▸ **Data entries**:
..........
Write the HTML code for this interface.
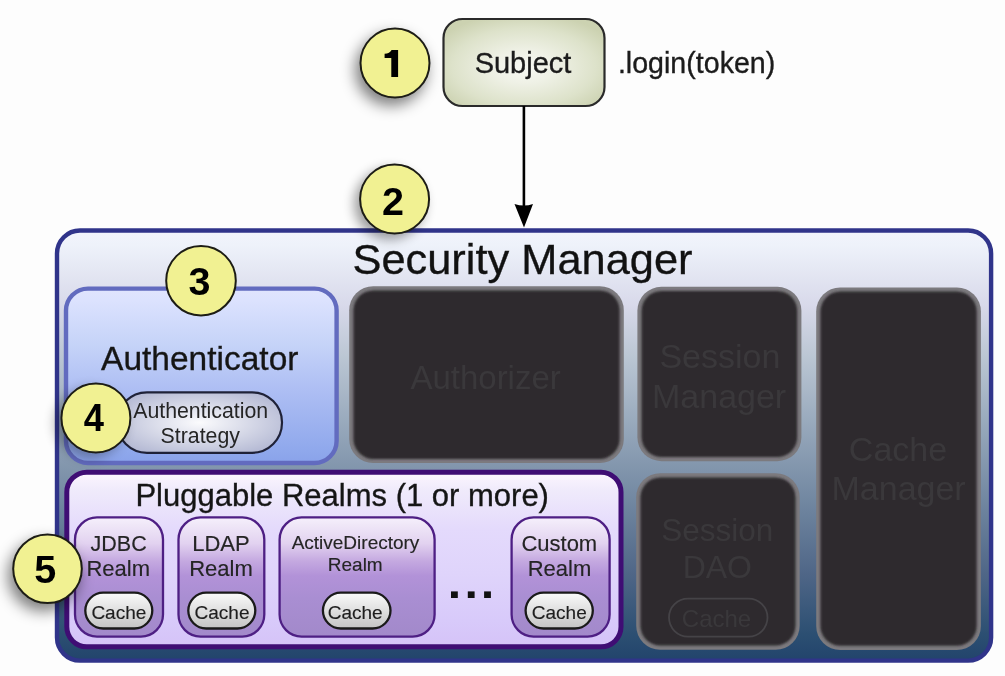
<!DOCTYPE html>
<html><head><meta charset="utf-8">
<style>
html,body{margin:0;padding:0;background:#fdfdfd;width:1005px;height:676px;overflow:hidden}
svg{display:block}
text{font-family:"Liberation Sans",sans-serif}
.tk{stroke:#1c1c1c;stroke-width:0.35px}
svg{filter:blur(0.7px)}
</style></head>
<body>
<svg width="1005" height="676" viewBox="0 0 1005 676">
<defs>
  <linearGradient id="gOuter" gradientUnits="userSpaceOnUse" x1="0" y1="230" x2="0" y2="660">
    <stop offset="0" stop-color="#f2f4fc"/>
    <stop offset="0.035" stop-color="#eef2fa"/>
    <stop offset="0.175" stop-color="#d8d9ea"/>
    <stop offset="0.29" stop-color="#bcc7d4"/>
    <stop offset="0.45" stop-color="#98a9bc"/>
    <stop offset="0.636" stop-color="#7086a0"/>
    <stop offset="0.8" stop-color="#4f6687"/>
    <stop offset="0.94" stop-color="#2c4f72"/>
    <stop offset="1" stop-color="#22446c"/>
  </linearGradient>
  <linearGradient id="gAuth" gradientUnits="userSpaceOnUse" x1="0" y1="290" x2="0" y2="463">
    <stop offset="0" stop-color="#e0e4fd"/>
    <stop offset="0.06" stop-color="#dce2fe"/>
    <stop offset="0.32" stop-color="#c5d3f8"/>
    <stop offset="0.55" stop-color="#b0c0f4"/>
    <stop offset="0.93" stop-color="#8fa8ec"/>
    <stop offset="1" stop-color="#8aa2ea"/>
  </linearGradient>
  <radialGradient id="gSubject" cx="0.5" cy="0.55" r="0.62">
    <stop offset="0" stop-color="#f8f9f4"/>
    <stop offset="0.3" stop-color="#eff1e6"/>
    <stop offset="0.72" stop-color="#dde2ca"/>
    <stop offset="1" stop-color="#ccd2b1"/>
  </radialGradient>
  <radialGradient id="gStrat" cx="0.5" cy="0.5" r="0.6">
    <stop offset="0" stop-color="#fbfbfd"/>
    <stop offset="1" stop-color="#b3b8d3"/>
  </radialGradient>
  <linearGradient id="gPlug" gradientUnits="userSpaceOnUse" x1="0" y1="474" x2="0" y2="646">
    <stop offset="0" stop-color="#fbf5fe"/>
    <stop offset="0.09" stop-color="#f0ebfb"/>
    <stop offset="0.32" stop-color="#e4dafc"/>
    <stop offset="0.58" stop-color="#dfd4fb"/>
    <stop offset="0.85" stop-color="#d8cafa"/>
    <stop offset="1" stop-color="#d5c3f8"/>
  </linearGradient>
  <linearGradient id="gRealm" gradientUnits="userSpaceOnUse" x1="0" y1="517" x2="0" y2="637">
    <stop offset="0" stop-color="#f6f0fc"/>
    <stop offset="0.06" stop-color="#f0e8f8"/>
    <stop offset="0.22" stop-color="#e2d2f0"/>
    <stop offset="0.37" stop-color="#c4a8e0"/>
    <stop offset="0.49" stop-color="#b292d8"/>
    <stop offset="0.68" stop-color="#a98ed2"/>
    <stop offset="1" stop-color="#a289ca"/>
  </linearGradient>
  <linearGradient id="gCache" x1="0" y1="0" x2="0" y2="1">
    <stop offset="0" stop-color="#fafafa"/>
    <stop offset="1" stop-color="#c4c4c4"/>
  </linearGradient>
  <filter id="shadow" x="-50%" y="-50%" width="200%" height="200%">
    <feGaussianBlur in="SourceAlpha" stdDeviation="7.5"/>
    <feOffset dx="-4" dy="7" result="b"/>
    <feComponentTransfer><feFuncA type="linear" slope="0.52"/></feComponentTransfer>
    <feMerge><feMergeNode/><feMergeNode in="SourceGraphic"/></feMerge>
  </filter>
  <filter id="shadow3" x="-50%" y="-50%" width="200%" height="200%">
    <feGaussianBlur in="SourceAlpha" stdDeviation="6"/>
    <feOffset dx="-5" dy="5" result="b"/>
    <feComponentTransfer><feFuncA type="linear" slope="0.38"/></feComponentTransfer>
    <feMerge><feMergeNode/><feMergeNode in="SourceGraphic"/></feMerge>
  </filter>
  <filter id="soft" x="-10%" y="-10%" width="120%" height="120%">
    <feGaussianBlur stdDeviation="1.2"/>
  </filter>
  <filter id="shadow2" x="-50%" y="-50%" width="200%" height="200%">
    <feGaussianBlur in="SourceAlpha" stdDeviation="6"/>
    <feOffset dx="-6" dy="5" result="b"/>
    <feComponentTransfer><feFuncA type="linear" slope="0.3"/></feComponentTransfer>
    <feMerge><feMergeNode/><feMergeNode in="SourceGraphic"/></feMerge>
  </filter>
</defs>

<!-- Subject -->
<rect x="443.5" y="19" width="161" height="87" rx="19" fill="url(#gSubject)" stroke="#2a2a2a" stroke-width="2.2"/>
<text class="tk" x="523" y="72.8" font-size="29" text-anchor="middle" fill="#1c1c1c">Subject</text>
<text class="tk" x="696.6" y="73.2" font-size="28.6" text-anchor="middle" fill="#1c1c1c">.login(token)</text>

<!-- arrow -->
<line x1="523.9" y1="106" x2="523.9" y2="210" stroke="#000" stroke-width="2.6"/>
<path d="M514.5 204 Q524 207 533 204 L524 227.5 Z" fill="#000"/>

<!-- Security manager -->
<rect x="57" y="230.5" width="934.1" height="430.1" rx="23" fill="url(#gOuter)" stroke="#30348a" stroke-width="4.4"/>
<text class="tk" x="522.5" y="273.7" font-size="43.4" text-anchor="middle" fill="#111">Security Manager</text>

<!-- Authenticator -->
<rect x="66" y="288.6" width="270.6" height="174.4" rx="22" fill="url(#gAuth)" stroke="#626bbf" stroke-width="4.4"/>
<text class="tk" x="199.75" y="370" font-size="33.5" text-anchor="middle" fill="#151515">Authenticator</text>
<rect x="117" y="392.3" width="165" height="60.5" rx="30" fill="url(#gStrat)" stroke="#1f2238" stroke-width="2.2"/>
<text x="200.7" y="418.2" font-size="21.3" text-anchor="middle" fill="#252525">Authentication</text>
<text x="200.25" y="442.6" font-size="21.3" text-anchor="middle" fill="#252525">Strategy</text>

<!-- dark boxes -->
<g>
  <rect x="349.2" y="286.2" width="274.6" height="176.9" rx="24" fill="#7c7a7e"/>
  <rect x="637.4" y="286.8" width="164.0" height="174.4" rx="24" fill="#7c7a7e"/>
  <rect x="816.2" y="287.4" width="164.7" height="362.6" rx="24" fill="#7c7a7e"/>
  <rect x="636.2" y="473.2" width="163.5" height="176.6" rx="24" fill="#7c7a7e"/>
</g>
<g fill="#2e2c2d" filter="url(#soft)">
  <rect x="353.4" y="290.4" width="266.2" height="168.5" rx="20"/>
  <rect x="641.6" y="291.0" width="155.6" height="166.0" rx="20"/>
  <rect x="820.4" y="291.6" width="156.3" height="354.2" rx="20"/>
  <rect x="640.4" y="477.4" width="155.1" height="168.2" rx="20"/>
</g>
<g fill="#3a383b">
  <text x="485.6" y="389.4" font-size="33" text-anchor="middle">Authorizer</text>
  <text x="719.9" y="367.6" font-size="34" text-anchor="middle">Session</text>
  <text x="719.1" y="407.6" font-size="34" text-anchor="middle">Manager</text>
  <text x="898" y="460.6" font-size="34" text-anchor="middle">Cache</text>
  <text x="898.6" y="499.6" font-size="34" text-anchor="middle">Manager</text>
  <text x="717.2" y="540.5" font-size="31.5" text-anchor="middle">Session</text>
  <text x="717.3" y="578.3" font-size="32" text-anchor="middle">DAO</text>
  <text x="716.5" y="626.6" font-size="24" text-anchor="middle">Cache</text>
</g>
<rect x="669" y="598.6" width="98.5" height="38" rx="19" fill="none" stroke="#454347" stroke-width="1.8"/>

<!-- Pluggable realms -->
<rect x="66.8" y="472.2" width="554.2" height="174.6" rx="20" fill="url(#gPlug)" stroke="#3f0d74" stroke-width="5"/>
<text class="tk" x="342.2" y="506.4" font-size="31" text-anchor="middle" fill="#151515">Pluggable Realms (1 or more)</text>

<g fill="url(#gRealm)" stroke="#4e1f84" stroke-width="2.3">
  <rect x="75" y="517.4" width="88" height="119.2" rx="22"/>
  <rect x="178.5" y="517.4" width="85.8" height="119.2" rx="22"/>
  <rect x="279.6" y="517.4" width="155" height="119.2" rx="22"/>
  <rect x="511.6" y="517.4" width="98" height="119.2" rx="22"/>
</g>
<g fill="#252525" text-anchor="middle" stroke="#252525" stroke-width="0.15">
  <text x="118.6" y="550.9" font-size="21.5">JDBC</text>
  <text x="118.2" y="576.2" font-size="22">Realm</text>
  <text x="221" y="550.9" font-size="22">LDAP</text>
  <text x="221" y="576.2" font-size="22">Realm</text>
  <text x="355.5" y="549.3" font-size="19">ActiveDirectory</text>
  <text x="355.25" y="571" font-size="19">Realm</text>
  <text x="559.3" y="550.9" font-size="22">Custom</text>
  <text x="559.5" y="576.2" font-size="22">Realm</text>
</g>
<g fill="url(#gCache)" stroke="#1a1a1a" stroke-width="2.3">
  <rect x="85.3" y="592.7" width="67" height="35.8" rx="17.9"/>
  <rect x="188.3" y="592.7" width="67" height="35.8" rx="17.9"/>
  <rect x="322.9" y="592.7" width="67.6" height="35.8" rx="17.9"/>
  <rect x="525.6" y="592.7" width="67.2" height="35.8" rx="17.9"/>
</g>
<g fill="#1e1e1e" text-anchor="middle" font-size="19" stroke="#1e1e1e" stroke-width="0.15">
  <text x="118.85" y="618.6">Cache</text>
  <text x="222" y="618.6">Cache</text>
  <text x="355.2" y="618.6">Cache</text>
  <text x="559.3" y="618.6">Cache</text>
</g>
<g fill="#111">
  <rect x="451" y="591.4" width="6.8" height="6.6"/>
  <rect x="467.8" y="591.4" width="6.8" height="6.6"/>
  <rect x="484.1" y="591.4" width="6.8" height="6.6"/>
</g>

<!-- circles -->
<g fill="#f1f192" stroke="#1c1c14" stroke-width="2" filter="url(#shadow)">
  <circle cx="395" cy="63" r="34.5"/>
  <circle cx="47.5" cy="568.7" r="34.3"/>
</g>
<circle cx="201" cy="280.7" r="34.8" fill="#f1f192" stroke="#1c1c14" stroke-width="2"/>
<circle cx="394.6" cy="199" r="34.5" fill="#f1f192" stroke="#1c1c14" stroke-width="2" filter="url(#shadow3)"/>
<circle cx="95.9" cy="418" r="34.5" fill="#f1f192" stroke="#1c1c14" stroke-width="2" filter="url(#shadow2)"/>
<path d="M391.6 50 L398.1 50 L398.1 77 L391.3 77 L391.3 58 L384.6 58 L384.6 53.8 Q389.8 53.5 391.6 50 Z" fill="#000"/>
<g fill="#000" font-weight="bold" font-size="39.5" text-anchor="middle">
  <text x="393.1" y="214.7">2</text>
  <text x="199.5" y="295.3">3</text>
  <text x="93.9" y="431.3" transform="translate(93.9 0) scale(0.92 1) translate(-93.9 0)">4</text>
  <text x="45.3" y="582.6">5</text>
</g>
</svg>
</body></html>
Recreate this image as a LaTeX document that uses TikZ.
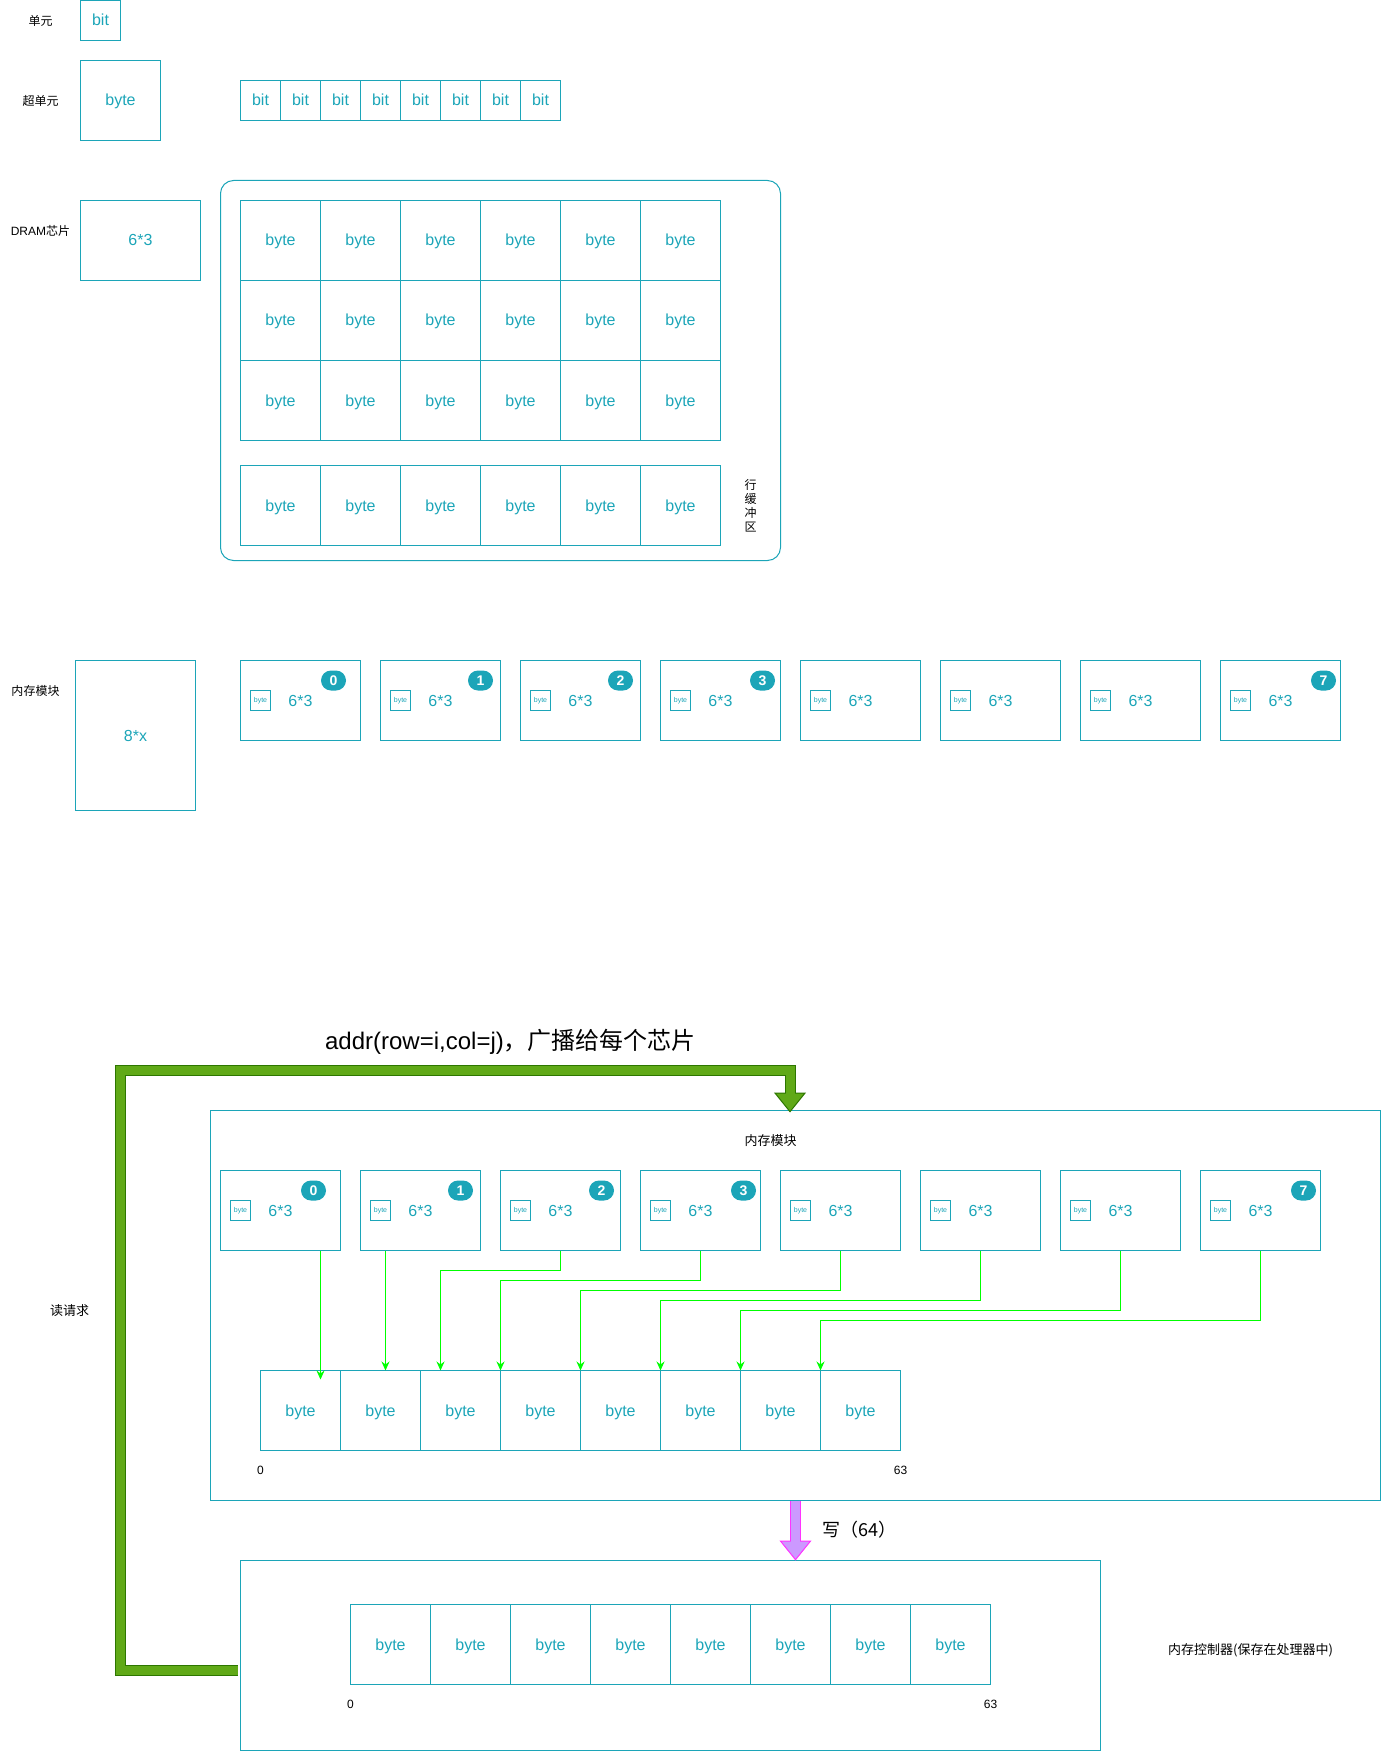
..........
▸ **TASK OBJECTIVE**:
Return, from the data, each line that has the word "this" in it.

▸ **FULL ANSWER**:
Write the HTML code for this interface.
Recreate this image as a LaTeX document that uses TikZ.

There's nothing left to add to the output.